Faith communities work together for safer neighborhoods


by Kara Hansen

KANSAS CITY, Kan. — Catholics and members of other faiths from the urban core are countering the fog of fear with the light of faith.

Members of three Catholic parishes, a Jewish congregation, and four Protestant churches gathered to lift up the issues of crime and safety to God during an interfaith prayer service on June 21 at Christ the King Parish in Kansas City, Kan.

“The purpose of the prayer service was to call people from several different faith traditions into action,” said Monica Tyrrell, a Christ the King parishioner. “We also wanted to bring an awareness of personal safety into the neighborhoods. We all believe in the same God, and we want to help keep our people safe.”

The event drew Catholics from Blessed Sacrament, Our Lady and St. Rose, and Christ the King parishes. Protestant churches that participated were Lutheran, Zionist, African Methodist Episcopal, and Baptist.

The prayer service was organized by members of Communities Creating Opportunity (CCO), a faith-based group that empowers citizens to improve the quality of life in their community.

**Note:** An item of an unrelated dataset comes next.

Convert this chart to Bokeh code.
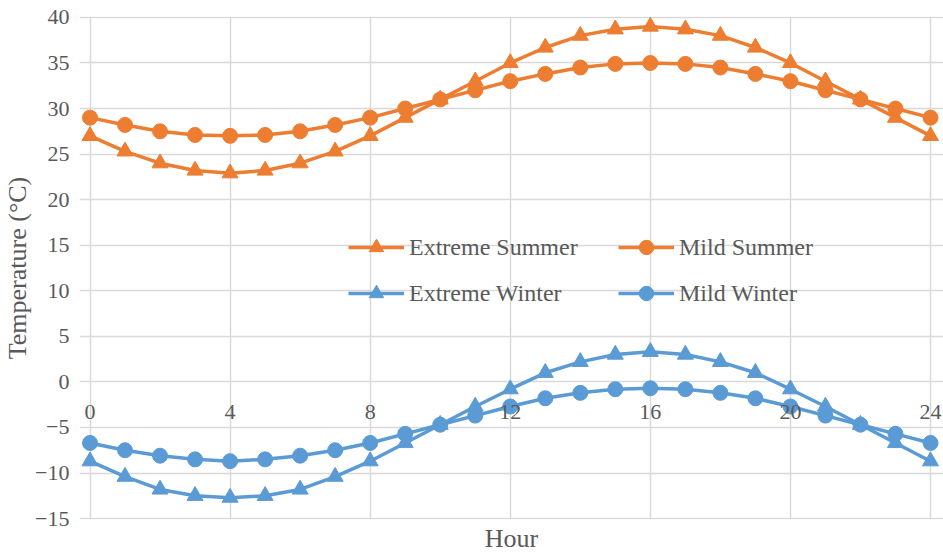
from bokeh.plotting import figure
from bokeh.models import (ColumnDataSource, Legend, LegendItem, LabelSet,
                          FixedTicker, Range1d)
from bokeh.embed import file_html
from bokeh.resources import INLINE

# Hourly temperature profiles (°C)
hours = list(range(25))
extreme_summer = [27.0, 25.3, 24.0, 23.2, 22.9, 23.2, 24.0, 25.3, 27.0, 29.0, 31.0, 33.0, 35.0,
                  36.7, 38.0, 38.7, 39.0, 38.7, 38.0, 36.7, 35.0, 33.0, 31.0, 29.0, 27.0]
mild_summer = [29.0, 28.2, 27.5, 27.1, 27.0, 27.1, 27.5, 28.2, 29.0, 30.0, 31.0, 32.0, 33.0,
               33.8, 34.5, 34.9, 35.0, 34.9, 34.5, 33.8, 33.0, 32.0, 31.0, 30.0, 29.0]
extreme_winter = [-8.7, -10.4, -11.8, -12.5, -12.7, -12.5, -11.8, -10.4, -8.7, -6.7, -4.7, -2.7, -0.8,
                  1.0, 2.2, 3.0, 3.3, 3.0, 2.2, 1.0, -0.8, -2.7, -4.7, -6.7, -8.7]
mild_winter = [-6.7, -7.5, -8.1, -8.5, -8.7, -8.5, -8.1, -7.5, -6.7, -5.7, -4.7, -3.7, -2.7,
               -1.8, -1.2, -0.8, -0.7, -0.8, -1.2, -1.8, -2.7, -3.7, -4.7, -5.7, -6.7]

x_ticks = [0, 4, 8, 12, 16, 20, 24]
x_tick_labels = [str(t) for t in x_ticks]
y_ticks = [-15, -10, -5, 0, 5, 10, 15, 20, 25, 30, 35, 40]

ORANGE = "#ED7D31"
BLUE = "#5B9BD5"
GRID = "#D9D9D9"
TEXT = "#595959"
FONT = "Liberation Serif"

# the frame is slightly wider than the 0-24 h span so edge labels are not clipped
p = figure(width=943, height=555, output_backend="svg", toolbar_location=None,
           x_range=Range1d(-0.3, 24.371), y_range=Range1d(-15.1, 40.1),
           min_border_left=78, min_border_right=0, min_border_top=16, min_border_bottom=35)
p.background_fill_color = "white"
p.border_fill_color = "white"
p.outline_line_color = None

p.xgrid.ticker = FixedTicker(ticks=x_ticks)
p.ygrid.ticker = FixedTicker(ticks=y_ticks)
p.xgrid.bounds = (-15, 40)
p.ygrid.bounds = (0, 24)
p.grid.grid_line_color = GRID
p.grid.grid_line_width = 1.5

# bottom axis only carries the title; hour labels sit on the zero line
xa = p.xaxis[0]
xa.ticker = FixedTicker(ticks=[])
xa.axis_line_color = None
xa.major_tick_line_color = None
xa.minor_tick_line_color = None
xa.axis_label = "Hour"
xa.axis_label_text_font = FONT
xa.axis_label_text_font_size = "26px"
xa.axis_label_text_color = TEXT
xa.axis_label_text_font_style = "normal"
xa.axis_label_standoff = 4

tick_src = ColumnDataSource(dict(x=x_ticks, y=[0] * len(x_ticks), t=x_tick_labels))
p.add_layout(LabelSet(x="x", y="y", text="t", source=tick_src, y_offset=-30,
                      text_align="center", text_baseline="middle",
                      text_font=FONT, text_font_size="22px", text_color=TEXT))

ya = p.yaxis[0]
ya.ticker = FixedTicker(ticks=y_ticks)
ya.axis_line_color = None
ya.major_tick_line_color = None
ya.minor_tick_line_color = None
ya.major_label_standoff = 4
ya.major_label_text_font = FONT
ya.major_label_text_font_size = "22px"
ya.major_label_text_color = TEXT
ya.axis_label = "Temperature (°C)"
ya.axis_label_text_font = FONT
ya.axis_label_text_font_size = "26px"
ya.axis_label_text_color = TEXT
ya.axis_label_text_font_style = "normal"
ya.axis_label_standoff = 0

src = ColumnDataSource(dict(h=hours, es=extreme_summer, ms=mild_summer,
                            ew=extreme_winter, mw=mild_winter))

series = [
    ("Extreme Summer", "es", ORANGE, "triangle", 16),
    ("Mild Summer", "ms", ORANGE, "circle", 15),
    ("Extreme Winter", "ew", BLUE, "triangle", 16),
    ("Mild Winter", "mw", BLUE, "circle", 15),
]

renderers = {}
for name, col, color, marker, size in series:
    ln = p.line("h", col, source=src, line_color=color, line_width=3.5)
    sc = p.scatter("h", col, source=src, marker=marker, size=size,
                   fill_color=color, line_color=color)
    renderers[name] = [ln, sc]

# legend laid out as a 2 x 2 grid inside the frame
positions = {
    "Extreme Summer": (269, 254),
    "Mild Summer": (539, 254),
    "Extreme Winter": (269, 208),
    "Mild Winter": (539, 208),
}
for name, *_ in series:
    lg = Legend(items=[LegendItem(label=name, renderers=renderers[name])],
                location=positions[name], background_fill_alpha=0,
                border_line_color=None, padding=0, margin=0, spacing=0,
                glyph_width=56, glyph_height=36, label_standoff=5,
                label_text_font=FONT, label_text_font_size="24px",
                label_text_color=TEXT)
    p.add_layout(lg, "center")

open("out.html", "w").write(file_html(p, INLINE))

“Through the organizing we have done with CCO and conversations we have had with people across Wyandotte and Johnson County, it’s been clear people are fearful about home invasions and personal safety in general when they are out and about,” said Tyrrell.

It is particularly timely to be addressing issues of safety during summer.
“Kids are out of school during the summer, and crime rates go up, especially when employment issues are dire like they are right now,” she said.

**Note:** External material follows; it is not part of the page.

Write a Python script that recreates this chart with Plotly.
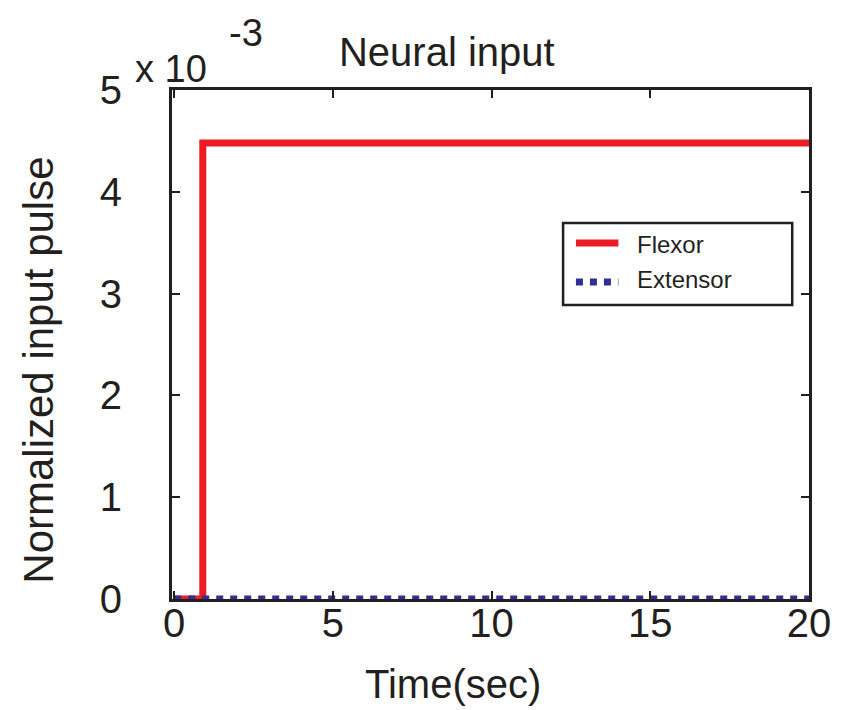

The prayer service included a reading from the Old Testament Book of Habakkuk, music, communal prayer, a reading from Mother Teresa, a reading from the Jewish Talmud, and a reading from Martin Luther King Jr.

“In situations of crime we can forget who our Source is,” said Tyrrell. “This was a coming together and letting God work through us.”

The prayer service emphasized the common bond of faith linking all participants, regardless of religious tradition.

“The Holy Spirit was obviously present in this place because no one discussed what we were each going to speak about prior to the event, and yet it flowed together perfectly,” she said.

Tyrrell said despite the differences in faiths, all present shared the same goal: to make their community and neighborhoods safer.

“We’re all looking to make things better. And when we pray together, we can accomplish great things,” she said. “We are proud to be Catholic, but also proud to embrace other people who worship the same God.”

In addition to prayer and spiritual reflection, a police officer came to speak to the gathering of about 100 people, providing information about how to increase awareness and safety. He also provided information on a citizens training academy that provides further education on safety, should anyone be interested in pursuing it.

Though safety is a concern for all ages, Tyrrell said she has found many elderly feel particularly vulnerable, both in their homes as well as when they are out and about. She hoped the prayer service and safety information provided was just the start of improving communities and neighborhoods.

“We have a vision of a better, safer community for all God’s people, and we have to consider what everyone’s going through,” she said. “I felt people were energized and called to action, and I came away with feeling I know I can do more to reduce crime in the community.”

The next gathering will be held at 5:30 p.m. on July 14 at Christ the King Parish.